## DATA SEGMENT

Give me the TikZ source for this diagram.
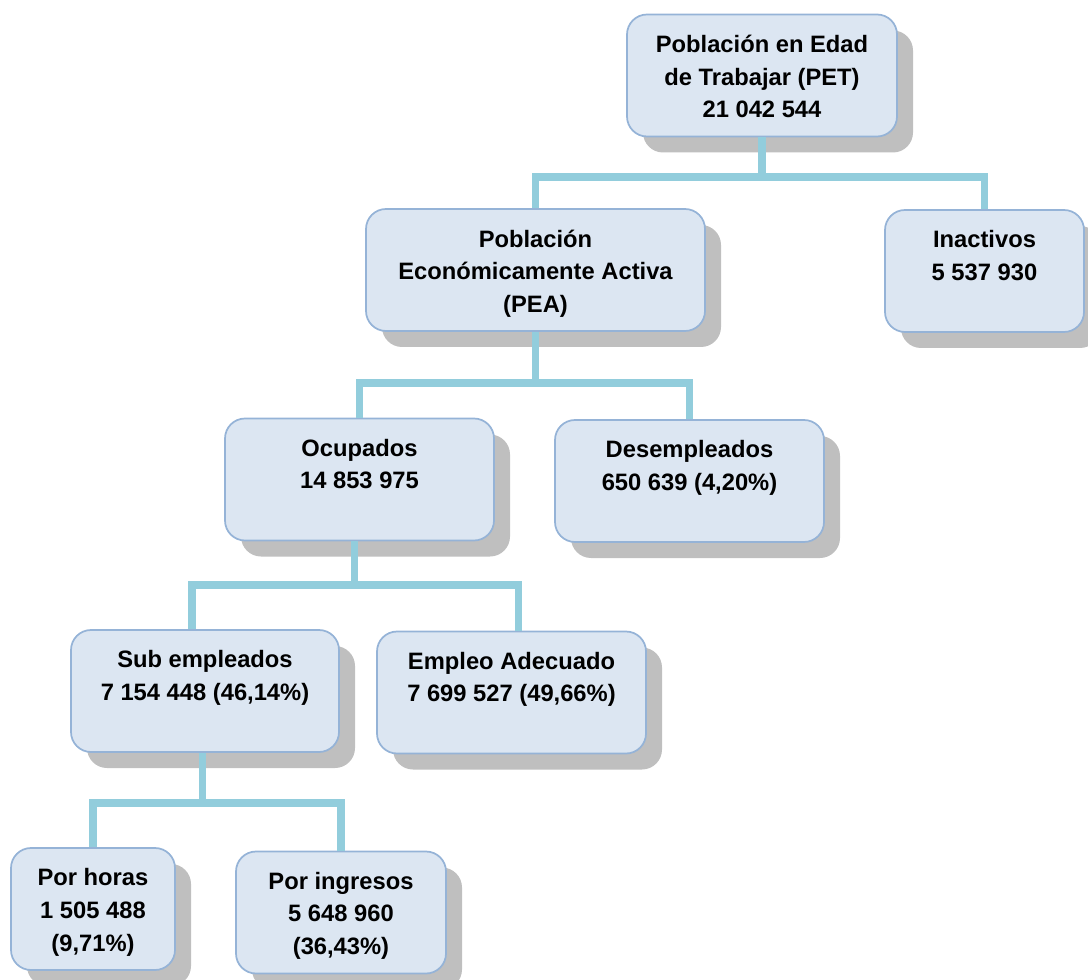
\documentclass[tikz,border=0pt]{standalone}
\usepackage{fontspec}
\setmainfont{Liberation Sans}
\usepackage{tikz}
\usetikzlibrary{shadows}
\definecolor{boxfill}{HTML}{DCE6F2}
\definecolor{boxline}{HTML}{95B3D7}
\definecolor{linkcol}{HTML}{92CDDC}
\definecolor{shadowcol}{HTML}{BFBFBF}
\tikzset{
    box/.style={shape=rectangle, rounded corners=15pt, draw=boxline, line width=1.3pt,
        fill=boxfill, minimum height=91.5pt, inner sep=0pt,
        drop shadow={shadow xshift=12pt, shadow yshift=-12pt, fill=shadowcol, opacity=1}},
    boxtext/.style={anchor=north, align=center, inner sep=0pt,
        font=\fontsize{17.8}{24.4}\selectfont\bfseries},
    link/.style={draw=linkcol, line width=5.3pt}}

\begin{document}
\begin{tikzpicture}[x=0.75pt, y=-0.75pt]
                    \useasboundingbox (0,0) rectangle (1088,980);

                    \node[box, minimum width=202.5pt] (PET) at (762,75.5) {};
                    \node[box, minimum width=254.25pt] (PEA) at (535.5,270) {};
                    \node[box, minimum width=149.25pt] (INA) at (984.5,271) {};
                    \node[box, minimum width=201.75pt] (OCU) at (359.5,479.5) {};
                    \node[box, minimum width=201.75pt] (DES) at (689.5,481) {};
                    \node[box, minimum width=201pt] (SUB) at (205,691) {};
                    \node[box, minimum width=201.75pt] (ADE) at (511.5,692.5) {};
                    \node[box, minimum width=123pt] (HOR) at (93,909) {};
                    \node[box, minimum width=157.5pt] (ING) at (341,912.5) {};

                    \node[boxtext] (PETt) at ([yshift=-16pt]PET.north) {Población en Edad\\de Trabajar (PET)\\21 042 544};
                    \node[boxtext] (PEAt) at ([yshift=-16pt]PEA.north) {Población\\Económicamente Activa\\(PEA)};
                    \node[boxtext] (INAt) at ([yshift=-16pt]INA.north) {Inactivos\\5 537 930};
                    \node[boxtext] (OCUt) at ([yshift=-16pt]OCU.north) {Ocupados\\14 853 975};
                    \node[boxtext] (DESt) at ([yshift=-16pt]DES.north) {Desempleados\\650 639 (4,20\%)};
                    \node[boxtext] (SUBt) at ([yshift=-16pt]SUB.north) {Sub empleados\\7 154 448 (46,14\%)};
                    \node[boxtext] (ADEt) at ([yshift=-16pt]ADE.north) {Empleo Adecuado\\7 699 527 (49,66\%)};
                    \node[boxtext] (HORt) at ([yshift=-16pt]HOR.north) {Por horas\\1 505 488\\(9,71\%)};
                    \node[boxtext] (INGt) at ([yshift=-16pt]ING.north) {Por ingresos\\5 648 960\\(36,43\%)};

                    \coordinate (J1) at (762,177);
                    \coordinate (J2) at (536,383);
                    \coordinate (J3) at (355,585);
                    \coordinate (J4) at (202,803);

                    \draw[link] (PET.south) -- (PET.south |- J1);
                    \draw[link] (PEA.north) |- (INA.north |- J1) -- (INA.north);
                    \draw[link] (PEA.south) -- (PEA.south |- J2);
                    \draw[link] (OCU.north) |- (DES.north |- J2) -- (DES.north);
                    \draw[link] ([xshift=-4pt]OCU.south) -- ([xshift=-4pt]OCU.south |- J3);
                    \draw[link] ([xshift=-9.75pt]SUB.north) |- ([xshift=5pt]ADE.north |- J3) -- ([xshift=5pt]ADE.north);
                    \draw[link] ([xshift=-2pt]SUB.south) -- ([xshift=-2pt]SUB.south |- J4);
                    \draw[link] (HOR.north) |- (ING.north |- J4) -- (ING.north);

                \end{tikzpicture}
\end{document}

## TO BE DONE
Copy out all the data exactly; skip the pictures.

## ANSWER IN FULL
Give me the TikZ source for this diagram.
\documentclass[tikz,border=0pt]{standalone}
\usepackage{fontspec}
\setmainfont{Liberation Sans}
\usepackage{tikz}
\usetikzlibrary{shadows}
\definecolor{boxfill}{HTML}{DCE6F2}
\definecolor{boxline}{HTML}{95B3D7}
\definecolor{linkcol}{HTML}{92CDDC}
\definecolor{shadowcol}{HTML}{BFBFBF}
\tikzset{
    box/.style={shape=rectangle, rounded corners=15pt, draw=boxline, line width=1.3pt,
        fill=boxfill, minimum height=91.5pt, inner sep=0pt,
        drop shadow={shadow xshift=12pt, shadow yshift=-12pt, fill=shadowcol, opacity=1}},
    boxtext/.style={anchor=north, align=center, inner sep=0pt,
        font=\fontsize{17.8}{24.4}\selectfont\bfseries},
    link/.style={draw=linkcol, line width=5.3pt}}

\begin{document}
\begin{tikzpicture}[x=0.75pt, y=-0.75pt]
                    \useasboundingbox (0,0) rectangle (1088,980);

                    \node[box, minimum width=202.5pt] (PET) at (762,75.5) {};
                    \node[box, minimum width=254.25pt] (PEA) at (535.5,270) {};
                    \node[box, minimum width=149.25pt] (INA) at (984.5,271) {};
                    \node[box, minimum width=201.75pt] (OCU) at (359.5,479.5) {};
                    \node[box, minimum width=201.75pt] (DES) at (689.5,481) {};
                    \node[box, minimum width=201pt] (SUB) at (205,691) {};
                    \node[box, minimum width=201.75pt] (ADE) at (511.5,692.5) {};
                    \node[box, minimum width=123pt] (HOR) at (93,909) {};
                    \node[box, minimum width=157.5pt] (ING) at (341,912.5) {};

                    \node[boxtext] (PETt) at ([yshift=-16pt]PET.north) {Población en Edad\\de Trabajar (PET)\\21 042 544};
                    \node[boxtext] (PEAt) at ([yshift=-16pt]PEA.north) {Población\\Económicamente Activa\\(PEA)};
                    \node[boxtext] (INAt) at ([yshift=-16pt]INA.north) {Inactivos\\5 537 930};
                    \node[boxtext] (OCUt) at ([yshift=-16pt]OCU.north) {Ocupados\\14 853 975};
                    \node[boxtext] (DESt) at ([yshift=-16pt]DES.north) {Desempleados\\650 639 (4,20\%)};
                    \node[boxtext] (SUBt) at ([yshift=-16pt]SUB.north) {Sub empleados\\7 154 448 (46,14\%)};
                    \node[boxtext] (ADEt) at ([yshift=-16pt]ADE.north) {Empleo Adecuado\\7 699 527 (49,66\%)};
                    \node[boxtext] (HORt) at ([yshift=-16pt]HOR.north) {Por horas\\1 505 488\\(9,71\%)};
                    \node[boxtext] (INGt) at ([yshift=-16pt]ING.north) {Por ingresos\\5 648 960\\(36,43\%)};

                    \coordinate (J1) at (762,177);
                    \coordinate (J2) at (536,383);
                    \coordinate (J3) at (355,585);
                    \coordinate (J4) at (202,803);

                    \draw[link] (PET.south) -- (PET.south |- J1);
                    \draw[link] (PEA.north) |- (INA.north |- J1) -- (INA.north);
                    \draw[link] (PEA.south) -- (PEA.south |- J2);
                    \draw[link] (OCU.north) |- (DES.north |- J2) -- (DES.north);
                    \draw[link] ([xshift=-4pt]OCU.south) -- ([xshift=-4pt]OCU.south |- J3);
                    \draw[link] ([xshift=-9.75pt]SUB.north) |- ([xshift=5pt]ADE.north |- J3) -- ([xshift=5pt]ADE.north);
                    \draw[link] ([xshift=-2pt]SUB.south) -- ([xshift=-2pt]SUB.south |- J4);
                    \draw[link] (HOR.north) |- (ING.north |- J4) -- (ING.north);

                \end{tikzpicture}
\end{document}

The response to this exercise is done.